Last month, a gunman opened fire at a high school in Parkland, Florida, killing 17 people and injuring dozens of others, according to news reports. The fatal mass shooting had left the community reeling, but also galvanized the teen survivors into action. Since the bloody incident on Valentine's Day, a group of students have organized protests demanding action on gun violence prevention. Part of those protests include a series of school walkouts, some put on by other activist groups, that are happening nationwide. And the signs from the National Walkout Day this week show just how powerful anger can be in propelling change.
On Wednesday, thousands of students across the country walked out of their schools at 10 a.m. in their local time zones to pressure lawmakers into taking action on gun safety measures, according to the New York Times. The date of the nationwide protest, organized by the Women's March Youth EMPOWER group, is of particular importance: It's happening a month to the day of the mass shooting at Marjory Stoneman Douglas High School in Parkland, Florida. And many of the signs seen at the marches capture the vulnerability, anger, and fear this country's youth live with every day because of the gun violence epidemic.
The National Walkout Day called for students to leave class and their school building for 17 minutes, with each minute representing each victim of the fatal shooting at Stoneman Douglas, according to ABC News. But many of those participating in the marches, including preschoolers and first graders, have stayed in the streets for far longer, ABC News reported.
So far, over 3,100 school walkouts have been organized and registered across the country and even around the globe, according to the EMPOWER website. Youth in Florida, Indiana, Illinois, Maryland, Missouri, New Jersey, New York, Virginia, Washington state, and the District of Columbia, among more than a dozen other states have walked out of class Wednesday. And the march has gone international: Students in Colombia, Israel, Tanzania, Mexico, and the United Kingdom have also staged walkouts in solidarity with the teen survivors and students in the United States, according to CNN.

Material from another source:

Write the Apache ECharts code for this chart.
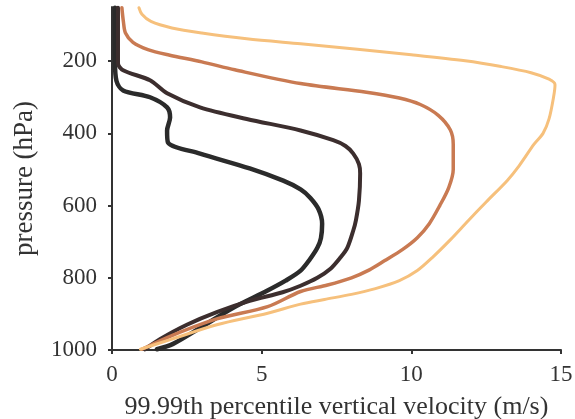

Corporations have also come out in support of the students protesting gun violence and inaction on gun safety measures. Viacom Networks, such as MTV, BET, Comedy Central, and Nickelodeon, suspended regular programming for 17 minutes at 10 a.m. Eastern Time "to show solidarity with the school walkout," according to the Daily Beast. Nickelodeon, for example, aired a title card at that time that read, "In support of kids leading the way today, Nickelodeon will be off the air until 17 minutes past the hour," according to a screenshot posted by the Daily Beast.

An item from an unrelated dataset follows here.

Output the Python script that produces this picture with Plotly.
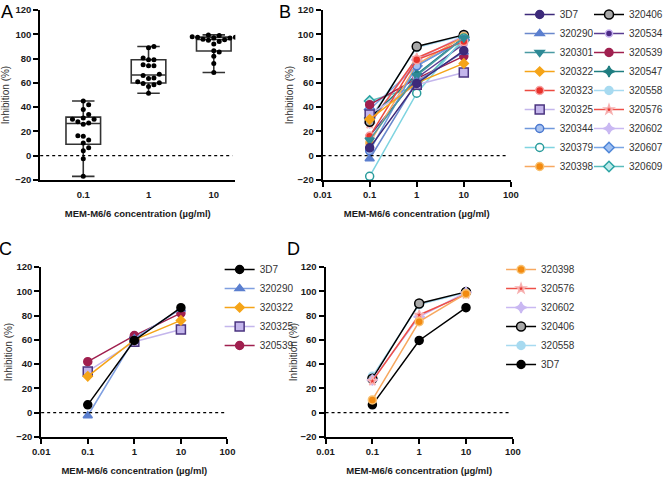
import numpy as np
import plotly.graph_objects as go

# ---------------- data ----------------
isolates = ["3D7", "320290", "320301", "320322", "320323", "320325", "320344", "320379", "320398",
            "320406", "320534", "320539", "320547", "320558", "320576", "320602", "320607", "320609"]
concentrations = [0.1, 1, 10]
conc_labels = ["0.1", "1", "10"]
inhibition_01 = [6.5, -2.5, 13, 30, 16, 34, 4, -17, 10.5, 28, 16.5, 42, 31, 30, 26, 27, 38, 45]
inhibition_1 = [59.5, 61, 66, 60, 79, 58.5, 74, 51.5, 75, 90, 64, 63.5, 67, 89, 80.5, 79, 74, 57]
inhibition_10 = [86.5, 85.5, 97, 76, 94, 68.5, 95.5, 97, 98, 99.5, 92, 82, 97.5, 99, 97.5, 99, 96, 95]
panel_c_isolates = ["3D7", "320290", "320322", "320325", "320539"]
panel_d_isolates = ["320398", "320576", "320602", "320406", "320558", "3D7"]
x_ticks = [0.01, 0.1, 1, 10, 100]
y_ticks = [-20, 0, 20, 40, 60, 80, 100, 120]

# ---------------- styles ----------------
S = {  # marker symbol, fill, border, line colour, size
    "3D7":    dict(sym="circle", fill="#3d2a7a", border="#3d2a7a", line="#3d2a7a", size=8),
    "320290": dict(sym="triangle-up", fill="#5b7fcf", border="#5b7fcf", line="#6a88cc", size=8),
    "320301": dict(sym="triangle-down", fill="#2f8a96", border="#2f8a96", line="#4a9aa3", size=8),
    "320322": dict(sym="diamond", fill="#f5a418", border="#f5a418", line="#f5a418", size=7),
    "320323": dict(sym="circle", fill="#e8322b", border="#f6a0a0", line="#ec4a40", size=8),
    "320325": dict(sym="square", fill="#c4b6ec", border="#4b3580", line="#c4b6ec", size=9),
    "320344": dict(sym="circle", fill="#a9c3f0", border="#4a78cf", line="#6f98dc", size=8),
    "320379": dict(sym="circle", fill="#ffffff", border="#2a9c9c", line="#7fd4e0", size=8),
    "320398": dict(sym="circle", fill="#f28a10", border="#f8c070", line="#f7a860", size=8),
    "320406": dict(sym="circle", fill="#a8a8a8", border="#000000", line="#000000", size=9),
    "320534": dict(sym="circle", fill="#4b2a86", border="#c7b3ef", line="#5a3c92", size=7),
    "320539": dict(sym="circle", fill="#a0204f", border="#a0204f", line="#a0204f", size=8),
    "320547": dict(sym="star-diamond", fill="#1f7d80", border="#1f7d80", line="#1f7d80", size=8),
    "320558": dict(sym="circle", fill="#a7daf0", border="#a7daf0", line="#a7daf0", size=8),
    "320576": dict(sym="star", fill="#e8322b", border="#f7b0b0", line="#ee5048", size=7),
    "320602": dict(sym="star-diamond", fill="#c9b8f2", border="#c9b8f2", line="#c9b8f2", size=8),
    "320607": dict(sym="diamond", fill="#9fc0f2", border="#4f86d8", line="#7aa6e4", size=8),
    "320609": dict(sym="diamond", fill="#bdeaea", border="#2aa3a3", line="#5cbcbc", size=8),
}
C_OVERRIDE = {"3D7": dict(fill="#000000", border="#000000", line="#000000"),
              "320290": dict(line="#7f9fe0")}
D_OVERRIDE = {"3D7": dict(fill="#000000", border="#000000", line="#000000")}

FONT = "Liberation Sans, Arial, sans-serif"
W, H = 668, 481

def px_x(a, b):
    return [a / W, b / W]

def px_y(top, bottom):
    return [1 - bottom / H, 1 - top / H]

values = {iso: [inhibition_01[i], inhibition_1[i], inhibition_10[i]] for i, iso in enumerate(isolates)}

fig = go.Figure()

# ---------------- panel A: box + scatter ----------------
cols = [inhibition_01, inhibition_1, inhibition_10]
q1, med, q3, lo, hi = [], [], [], [], []
for c in cols:
    a = np.array(c, dtype=float)
    q1.append(float(np.percentile(a, 25, method="weibull")))
    med.append(float(np.percentile(a, 50, method="weibull")))
    q3.append(float(np.percentile(a, 75, method="weibull")))
    lo.append(float(a.min()))
    hi.append(float(a.max()))
cat_pos = list(range(len(concentrations)))
fig.add_trace(go.Box(x=cat_pos, q1=q1, median=med, q3=q3, lowerfence=lo, upperfence=hi,
                     width=0.53, whiskerwidth=0.65, fillcolor="white",
                     line=dict(color="#333333", width=1.6), boxpoints=False,
                     showlegend=False, xaxis="x", yaxis="y", hoverinfo="skip"))

# beeswarm offsets computed from the data
px_cat, px_unit, dot = 66.5, 170 / 140, 5.0
bx, by = [], []
for ci, c in enumerate(cols):
    placed = []
    for v in sorted(c):
        cands = [0]
        for j in range(1, 12):
            cands += [j * 5.5, -j * 5.5]
        for off in cands:
            ok = all(((off - po) ** 2 + ((v - pv) * px_unit) ** 2) ** 0.5 >= dot for po, pv in placed)
            if ok:
                placed.append((off, v))
                break
    for off, v in placed:
        bx.append(ci + off / px_cat)
        by.append(v)
fig.add_trace(go.Scatter(x=bx, y=by, mode="markers", marker=dict(color="black", size=5),
                         showlegend=False, xaxis="x", yaxis="y", hoverinfo="skip"))

# ---------------- line panels ----------------
def add_series(iso, rank, xa, ya, legend, override=None):
    st = dict(S[iso])
    if override and iso in override:
        st.update(override[iso])
    fig.add_trace(go.Scatter(
        x=concentrations, y=values[iso], mode="lines+markers", name=iso, legendrank=rank,
        line=dict(color=st["line"], width=1.5),
        marker=dict(symbol=st["sym"], color=st["fill"], size=st["size"],
                    line=dict(color=st["border"], width=1.5)),
        xaxis=xa, yaxis=ya, legend=legend))

# first data set drawn on top (added last)
for i, iso in reversed(list(enumerate(isolates))):
    add_series(iso, i, "x2", "y2", "legend" if i < 9 else "legend2")
for i, iso in reversed(list(enumerate(panel_c_isolates))):
    add_series(iso, i, "x3", "y3", "legend3", C_OVERRIDE)
for i, iso in reversed(list(enumerate(panel_d_isolates))):
    add_series(iso, i, "x4", "y4", "legend4", D_OVERRIDE)

# ---------------- axes ----------------
tickfont = dict(family=FONT, size=9.5, color="#1a1a1a", weight="bold")
def yax(domain, anchor, standoff=6):
    return dict(domain=domain, anchor=anchor, range=[-20, 120], tickvals=y_ticks, automargin=False,
                showline=True, linewidth=2, linecolor="black", ticks="outside", ticklen=5,
                tickwidth=2, tickcolor="black", showgrid=False, zeroline=False, tickfont=tickfont,
                title=dict(text="Inhibition (%)", font=dict(family=FONT, size=10, color="#333333"),
                           standoff=standoff))
def xlog(domain, anchor):
    return dict(domain=domain, anchor=anchor, type="log", range=[-2, 2], tickvals=x_ticks,
                ticktext=[str(t) if t < 1 else str(int(t)) for t in x_ticks], automargin=False,
                showline=True, linewidth=2, linecolor="black", ticks="outside", ticklen=5,
                tickwidth=2, tickcolor="black", showgrid=False, zeroline=False, tickfont=tickfont,
                title=dict(text="MEM-M6/6 concentration (µg/ml)",
                           font=dict(family=FONT, size=9.5, color="#1a1a1a", weight="bold"),
                           standoff=11))

top_y = px_y(10, 180)
bot_y = px_y(267, 437)
xa = xlog(px_x(41, 240), "y")
xa.update(type="linear", range=[-0.66, 2.33], tickvals=cat_pos, ticktext=conc_labels,
          tickcolor="rgba(0,0,0,0)")
fig.update_layout(
    xaxis=xa, yaxis=yax(top_y, "x"),
    xaxis2=xlog(px_x(329, 521), "y2"), yaxis2=yax(top_y, "x2", 2),
    xaxis3=xlog(px_x(42, 232), "y3"), yaxis3=yax(bot_y, "x3", 2),
    xaxis4=xlog(px_x(332, 523), "y4"), yaxis4=yax(bot_y, "x4", 1),
)

# dotted zero lines
for xr, yr in [("x", "y"), ("x2", "y2"), ("x3", "y3"), ("x4", "y4")]:
    fig.add_shape(type="line", xref=xr + " domain", yref=yr, x0=0, x1=0.985, y0=0, y1=0,
                  line=dict(color="black", width=1.3, dash="dot"))

# panel letters
for letter, x, y in [("A", 7, 12), ("B", 291, 12), ("C", 6, 249), ("D", 299, 249)]:
    fig.add_annotation(text=letter, x=x / W, y=1 - y / H, xref="paper", yref="paper",
                       xanchor="center", yanchor="middle",
                       showarrow=False, font=dict(family=FONT, size=18, color="black"))

leg = dict(font=dict(family=FONT, size=10, color="#333333"), bgcolor="rgba(0,0,0,0)",
           xanchor="left", yanchor="top", itemclick=False, itemdoubleclick=False)
fig.update_layout(
    legend=dict(leg, x=530 / W, y=1.0),
    legend2=dict(leg, x=601 / W, y=1.0),
    legend3=dict(leg, x=224 / W, y=1 - 255 / H),
    legend4=dict(leg, x=511 / W, y=1 - 255 / H),
    width=W, height=H, margin=dict(l=0, r=0, t=0, b=0),
    plot_bgcolor="white", paper_bgcolor="white", showlegend=True,
)

fig.write_html("out.html", config={"staticPlot": True, "displayModeBar": False},
               post_script="document.body.style.margin='0px';")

Activists, including the survivors of the Parkland shooting, have four demands for Congress, according to the Women's March website:
- Declare gun violence a public health crisis
- Dedicate federal funding to research solutions
- Implement violence intervention programs
- Recognize all forms of gun violence, including police violence
The activists and teen survivors also want action from lawmakers on four gun safety measures before Congress:
- Banning Assault Weapons & High Capacity Magazines / S. 2095
- Expanding Background Checks to All Gun Sales / S. 2009
- Passing Gun Violence Restraining Order Law / H.R. 2598 / S. 1212
- Stop Militarizing Law Enforcement Act / S.1856 / H.R. 1556
But these demands don't end with Wednesday's National School Walkout. The teen survivors of the Parkland massacre have organized the massive March For Our Lives rally that will take place on March 24 in Washington, D.C. Hundreds of thousands of people, including celebrities, are expected to attend the march. And hopefully the sheer number of Americans fed up with gun violence and kids dying in schools and on the streets will finally spur lawmakers into action.